• _WRITTEN TASK_: All lines below must be repeated exactly, with the pictures omitted.

• _DATASET CONTENT_:
·····
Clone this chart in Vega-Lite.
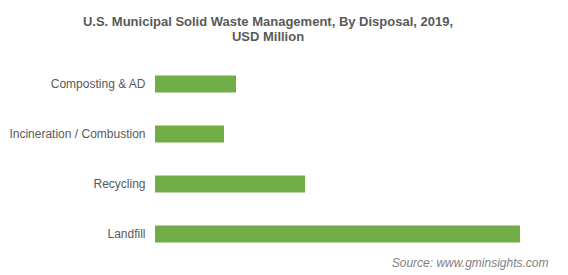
{
  "$schema": "https://vega.github.io/schema/vega-lite/v6.json",
  "autosize": {"type": "none"},
  "width": 400,
  "height": 200,
  "padding": {"left": 155, "top": 59, "right": 13, "bottom": 16},
  "background": "white",
  "title": {
    "text": ["U.S. Municipal Solid Waste Management, By Disposal, 2019,", "USD Million"],
    "anchor": "middle",
    "dx": -87,
    "offset": 15,
    "font": "Liberation Sans",
    "fontSize": 13,
    "fontWeight": "bold",
    "color": "#595959",
    "lineHeight": 15.5
  },
  "data": {
    "values": [
      {"disposal": "Composting & AD", "value": 81},
      {"disposal": "Incineration / Combustion", "value": 69},
      {"disposal": "Recycling", "value": 150},
      {"disposal": "Landfill", "value": 365}
    ]
  },
  "mark": {"type": "bar", "color": "#70AD47"},
  "encoding": {
    "y": {
      "field": "disposal",
      "type": "nominal",
      "sort": null,
      "scale": {"paddingInner": 0.66, "paddingOuter": 0.33},
      "axis": {
        "title": null,
        "domain": false,
        "ticks": false,
        "labelPadding": 10,
        "labelFont": "Liberation Sans",
        "labelFontSize": 12,
        "labelColor": "#595959"
      }
    },
    "x": {
      "field": "value",
      "type": "quantitative",
      "scale": {"domain": [0, 400]},
      "axis": {
        "title": "Source: www.gminsights.com",
        "labels": false,
        "ticks": false,
        "domain": false,
        "grid": false,
        "titleFont": "Liberation Sans",
        "titleFontSize": 12,
        "titleFontStyle": "italic",
        "titleFontWeight": "normal",
        "titleColor": "#7f7f7f",
        "titleAnchor": "end",
        "titleAlign": "right",
        "titleX": 393,
        "titleY": 3,
        "titleBaseline": "middle"
      }
    }
  },
  "config": {"view": {"stroke": null}}
}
·····
• _THE COMPLETED TASK_:
Clone this chart in Vega-Lite.
{
  "$schema": "https://vega.github.io/schema/vega-lite/v6.json",
  "autosize": {"type": "none"},
  "width": 400,
  "height": 200,
  "padding": {"left": 155, "top": 59, "right": 13, "bottom": 16},
  "background": "white",
  "title": {
    "text": ["U.S. Municipal Solid Waste Management, By Disposal, 2019,", "USD Million"],
    "anchor": "middle",
    "dx": -87,
    "offset": 15,
    "font": "Liberation Sans",
    "fontSize": 13,
    "fontWeight": "bold",
    "color": "#595959",
    "lineHeight": 15.5
  },
  "data": {
    "values": [
      {"disposal": "Composting & AD", "value": 81},
      {"disposal": "Incineration / Combustion", "value": 69},
      {"disposal": "Recycling", "value": 150},
      {"disposal": "Landfill", "value": 365}
    ]
  },
  "mark": {"type": "bar", "color": "#70AD47"},
  "encoding": {
    "y": {
      "field": "disposal",
      "type": "nominal",
      "sort": null,
      "scale": {"paddingInner": 0.66, "paddingOuter": 0.33},
      "axis": {
        "title": null,
        "domain": false,
        "ticks": false,
        "labelPadding": 10,
        "labelFont": "Liberation Sans",
        "labelFontSize": 12,
        "labelColor": "#595959"
      }
    },
    "x": {
      "field": "value",
      "type": "quantitative",
      "scale": {"domain": [0, 400]},
      "axis": {
        "title": "Source: www.gminsights.com",
        "labels": false,
        "ticks": false,
        "domain": false,
        "grid": false,
        "titleFont": "Liberation Sans",
        "titleFontSize": 12,
        "titleFontStyle": "italic",
        "titleFontWeight": "normal",
        "titleColor": "#7f7f7f",
        "titleAnchor": "end",
        "titleAlign": "right",
        "titleX": 393,
        "titleY": 3,
        "titleBaseline": "middle"
      }
    }
  },
  "config": {"view": {"stroke": null}}
}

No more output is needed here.